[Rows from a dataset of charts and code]
::::
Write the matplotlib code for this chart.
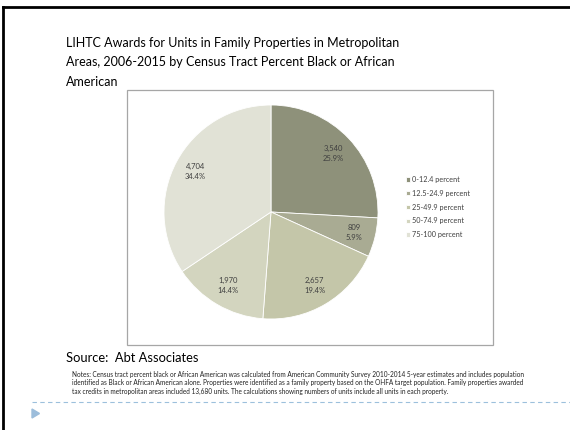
import matplotlib
matplotlib.use("Agg")
from matplotlib import pyplot as plt
from matplotlib.patches import Rectangle, Polygon
from matplotlib.lines import Line2D
import math

# data
categories = ["0-12.4 percent", "12.5-24.9 percent", "25-49.9 percent",
              "50-74.9 percent", "75-100 percent"]
units = [3540, 809, 2657, 1970, 4704]
shares = ["25.9%", "5.9%", "19.4%", "14.4%", "34.4%"]
colors = ["#8e917a", "#a9ab93", "#c4c6a9", "#d3d5bf", "#e1e2d6"]

title_lines = ["LIHTC Awards for Units in Family Properties in Metropolitan",
               "Areas, 2006-2015 by Census Tract Percent Black or African",
               "American"]
source = "Source:  Abt Associates"
notes = ["Notes: Census tract percent black or African American was calculated from American Community Survey 2010-2014 5-year estimates and includes population",
         "identified as Black or African American alone. Properties were identified as a family property based on the OHFA target population. Family properties awarded",
         "tax credits in metropolitan areas included 13,680 units. The calculations showing numbers of units include all units in each property."]

W, H = 570, 430
fig = plt.figure(figsize=(W / 100, H / 100), dpi=100)
plt.rcParams['font.family'] = ['Lato', 'DejaVu Sans']

def fx(x):
    return x / W

def fy(y):
    return 1 - y / H

# slide frame (top + left)
fig.add_artist(Line2D([fx(3), fx(570)], [fy(7), fy(7)], color="black", lw=2))
fig.add_artist(Line2D([fx(3), fx(3)], [fy(7), fy(430)], color="black", lw=2))

# chart box
fig.add_artist(Rectangle((fx(127), fy(345)), fx(493) - fx(127), fy(90) - fy(345),
                         fill=False, edgecolor="#a6a6a6", lw=0.9))

# pie
cx, cy, r = 271, 212, 107
ax = fig.add_axes([fx(cx - r), fy(cy + r), 2 * r / W, 2 * r / H])
wedges, _ = ax.pie(units, colors=colors, startangle=90, counterclock=False,
                   radius=1, wedgeprops=dict(edgecolor="white", linewidth=0.6))
ax.set_xlim(-1, 1)
ax.set_ylim(-1, 1)
ax.set_aspect("equal")
ax.axis("off")

total = sum(units)
ang = 90.0
for u, s in zip(units, shares):
    span = 360.0 * u / total
    mid = math.radians(ang - span / 2)
    ang -= span
    d = 0.8
    ax.text(d * math.cos(mid), d * math.sin(mid), "{:,}\n{}".format(u, s),
            ha="center", va="center", fontsize=5.5, color="#404040",
            linespacing=1.5)

leg = fig.legend(wedges, categories, loc="center left",
                 bbox_to_anchor=(fx(403), fy(207)), frameon=False,
                 fontsize=5.2, handlelength=0.6, handleheight=0.6,
                 handletextpad=0.3, labelspacing=0.95, borderaxespad=0)
for t in leg.get_texts():
    t.set_color("#404040")

# title
for i, line in enumerate(title_lines):
    fig.text(fx(66), fy(43 + 19.5 * i), line, fontsize=9.0, va="center",
             ha="left", color="black")

fig.text(fx(66), fy(358), source, fontsize=9.3, va="center", ha="left")
for i, line in enumerate(notes):
    fig.text(fx(72), fy(375 + 8 * i), line, fontsize=4.7, va="center",
             ha="left", color="#222222")

# dashed rule and bullet triangle
fig.add_artist(Line2D([fx(32), fx(570)], [fy(402), fy(402)], color="#9cc0dc",
                      lw=0.8, ls=(0, (4, 3))))
fig.add_artist(Polygon([[fx(32), fy(409)], [fx(32), fy(418)], [fx(39.5), fy(413.5)]],
                       closed=True, color="#9cbddb"))

plt.savefig("out.png", dpi=100)
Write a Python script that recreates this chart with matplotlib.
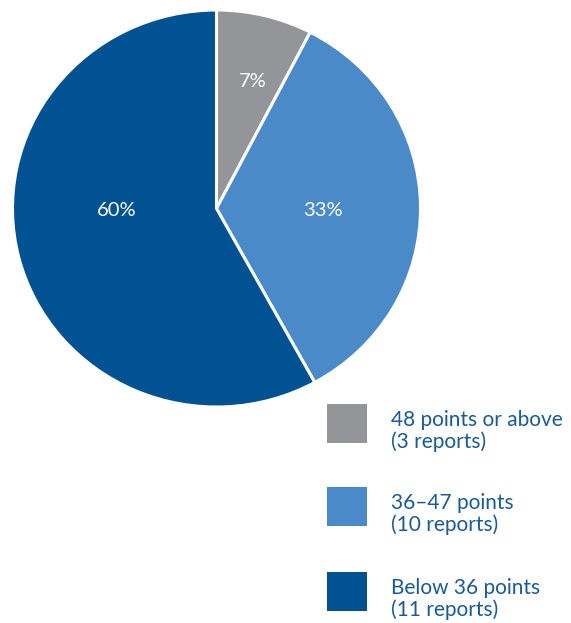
import matplotlib.pyplot as plt
from matplotlib.patches import Rectangle

# wedge shares, labels as printed on the chart
shares = [7.6, 34.4, 58.0]
pct_labels = ["7%", "33%", "60%"]
legend_labels = ["48 points or above\n(3 reports)",
                 "36\u201347 points\n(10 reports)",
                 "Below 36 points\n(11 reports)"]
colors = ["#939598", "#4a8ac9", "#005293"]
label_pos = [(0.18, 0.64), (0.52, -0.01), (-0.49, -0.01)]

plt.rcParams['font.family'] = ['Lato', 'DejaVu Sans']

W, H = 571, 623
fig = plt.figure(figsize=(W / 100, H / 100), dpi=100)

# pie area in pixels (slightly wider than tall, as in the original)
cx, cy, rx, ry = 216.5, 208.5, 204, 198.5
ax = fig.add_axes([(cx - rx) / W, (H - cy - ry) / H, 2 * rx / W, 2 * ry / H])
ax.pie(shares, colors=colors, startangle=90, counterclock=False,
       wedgeprops=dict(edgecolor="white", linewidth=2.2), radius=1.0)
ax.set_xlim(-1.0, 1.0)
ax.set_ylim(-1.0, 1.0)
ax.set_aspect('auto')
ax.axis('off')

for (x, y), t in zip(label_pos, pct_labels):
    ax.text(x, y, t, color="white", fontsize=14.5, ha="center", va="center")

# legend, laid out by hand: square + two-line label per entry
sq_left, sq_size, text_left = 327, 40, 391
row_tops = [404, 487, 572]
for top, c, lab in zip(row_tops, colors, legend_labels):
    fig.add_artist(Rectangle((sq_left / W, 1 - (top + 39) / H), sq_size / W, 39 / H,
                             transform=fig.transFigure, facecolor=c, edgecolor="none"))
    # baseline of the second label line
    fig.text(text_left / W, 1 - (top + 44) / H, lab, color="#1a5a99", fontsize=15,
             ha="left", va="baseline", linespacing=1.1)

fig.savefig("out.png", dpi=100)
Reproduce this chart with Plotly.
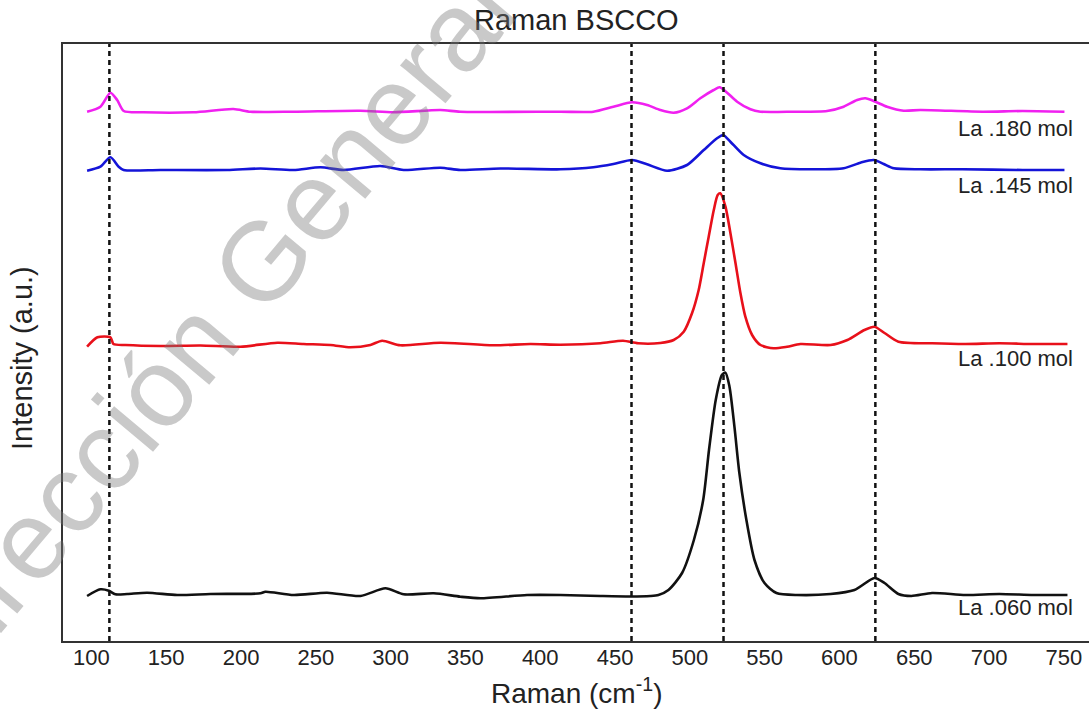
::::
**WHAT YOU NEED TO DO**
Copy the material above in full and exactly, skipping pictures.

**OUTPUT FOR THIS TASK**
Write the matplotlib code for this chart.
import matplotlib
matplotlib.use("Agg")
from matplotlib import pyplot as plt
from matplotlib.patches import Rectangle, Polygon
from matplotlib.lines import Line2D
import math

# data
categories = ["0-12.4 percent", "12.5-24.9 percent", "25-49.9 percent",
              "50-74.9 percent", "75-100 percent"]
units = [3540, 809, 2657, 1970, 4704]
shares = ["25.9%", "5.9%", "19.4%", "14.4%", "34.4%"]
colors = ["#8e917a", "#a9ab93", "#c4c6a9", "#d3d5bf", "#e1e2d6"]

title_lines = ["LIHTC Awards for Units in Family Properties in Metropolitan",
               "Areas, 2006-2015 by Census Tract Percent Black or African",
               "American"]
source = "Source:  Abt Associates"
notes = ["Notes: Census tract percent black or African American was calculated from American Community Survey 2010-2014 5-year estimates and includes population",
         "identified as Black or African American alone. Properties were identified as a family property based on the OHFA target population. Family properties awarded",
         "tax credits in metropolitan areas included 13,680 units. The calculations showing numbers of units include all units in each property."]

W, H = 570, 430
fig = plt.figure(figsize=(W / 100, H / 100), dpi=100)
plt.rcParams['font.family'] = ['Lato', 'DejaVu Sans']

def fx(x):
    return x / W

def fy(y):
    return 1 - y / H

# slide frame (top + left)
fig.add_artist(Line2D([fx(3), fx(570)], [fy(7), fy(7)], color="black", lw=2))
fig.add_artist(Line2D([fx(3), fx(3)], [fy(7), fy(430)], color="black", lw=2))

# chart box
fig.add_artist(Rectangle((fx(127), fy(345)), fx(493) - fx(127), fy(90) - fy(345),
                         fill=False, edgecolor="#a6a6a6", lw=0.9))

# pie
cx, cy, r = 271, 212, 107
ax = fig.add_axes([fx(cx - r), fy(cy + r), 2 * r / W, 2 * r / H])
wedges, _ = ax.pie(units, colors=colors, startangle=90, counterclock=False,
                   radius=1, wedgeprops=dict(edgecolor="white", linewidth=0.6))
ax.set_xlim(-1, 1)
ax.set_ylim(-1, 1)
ax.set_aspect("equal")
ax.axis("off")

total = sum(units)
ang = 90.0
for u, s in zip(units, shares):
    span = 360.0 * u / total
    mid = math.radians(ang - span / 2)
    ang -= span
    d = 0.8
    ax.text(d * math.cos(mid), d * math.sin(mid), "{:,}\n{}".format(u, s),
            ha="center", va="center", fontsize=5.5, color="#404040",
            linespacing=1.5)

leg = fig.legend(wedges, categories, loc="center left",
                 bbox_to_anchor=(fx(403), fy(207)), frameon=False,
                 fontsize=5.2, handlelength=0.6, handleheight=0.6,
                 handletextpad=0.3, labelspacing=0.95, borderaxespad=0)
for t in leg.get_texts():
    t.set_color("#404040")

# title
for i, line in enumerate(title_lines):
    fig.text(fx(66), fy(43 + 19.5 * i), line, fontsize=9.0, va="center",
             ha="left", color="black")

fig.text(fx(66), fy(358), source, fontsize=9.3, va="center", ha="left")
for i, line in enumerate(notes):
    fig.text(fx(72), fy(375 + 8 * i), line, fontsize=4.7, va="center",
             ha="left", color="#222222")

# dashed rule and bullet triangle
fig.add_artist(Line2D([fx(32), fx(570)], [fy(402), fy(402)], color="#9cc0dc",
                      lw=0.8, ls=(0, (4, 3))))
fig.add_artist(Polygon([[fx(32), fy(409)], [fx(32), fy(418)], [fx(39.5), fy(413.5)]],
                       closed=True, color="#9cbddb"))

plt.savefig("out.png", dpi=100)
Write a Python script that recreates this chart with matplotlib.
import matplotlib.pyplot as plt
from matplotlib.patches import Rectangle

# wedge shares, labels as printed on the chart
shares = [7.6, 34.4, 58.0]
pct_labels = ["7%", "33%", "60%"]
legend_labels = ["48 points or above\n(3 reports)",
                 "36\u201347 points\n(10 reports)",
                 "Below 36 points\n(11 reports)"]
colors = ["#939598", "#4a8ac9", "#005293"]
label_pos = [(0.18, 0.64), (0.52, -0.01), (-0.49, -0.01)]

plt.rcParams['font.family'] = ['Lato', 'DejaVu Sans']

W, H = 571, 623
fig = plt.figure(figsize=(W / 100, H / 100), dpi=100)

# pie area in pixels (slightly wider than tall, as in the original)
cx, cy, rx, ry = 216.5, 208.5, 204, 198.5
ax = fig.add_axes([(cx - rx) / W, (H - cy - ry) / H, 2 * rx / W, 2 * ry / H])
ax.pie(shares, colors=colors, startangle=90, counterclock=False,
       wedgeprops=dict(edgecolor="white", linewidth=2.2), radius=1.0)
ax.set_xlim(-1.0, 1.0)
ax.set_ylim(-1.0, 1.0)
ax.set_aspect('auto')
ax.axis('off')

for (x, y), t in zip(label_pos, pct_labels):
    ax.text(x, y, t, color="white", fontsize=14.5, ha="center", va="center")

# legend, laid out by hand: square + two-line label per entry
sq_left, sq_size, text_left = 327, 40, 391
row_tops = [404, 487, 572]
for top, c, lab in zip(row_tops, colors, legend_labels):
    fig.add_artist(Rectangle((sq_left / W, 1 - (top + 39) / H), sq_size / W, 39 / H,
                             transform=fig.transFigure, facecolor=c, edgecolor="none"))
    # baseline of the second label line
    fig.text(text_left / W, 1 - (top + 44) / H, lab, color="#1a5a99", fontsize=15,
             ha="left", va="baseline", linespacing=1.1)

fig.savefig("out.png", dpi=100)
Reproduce this chart with Plotly.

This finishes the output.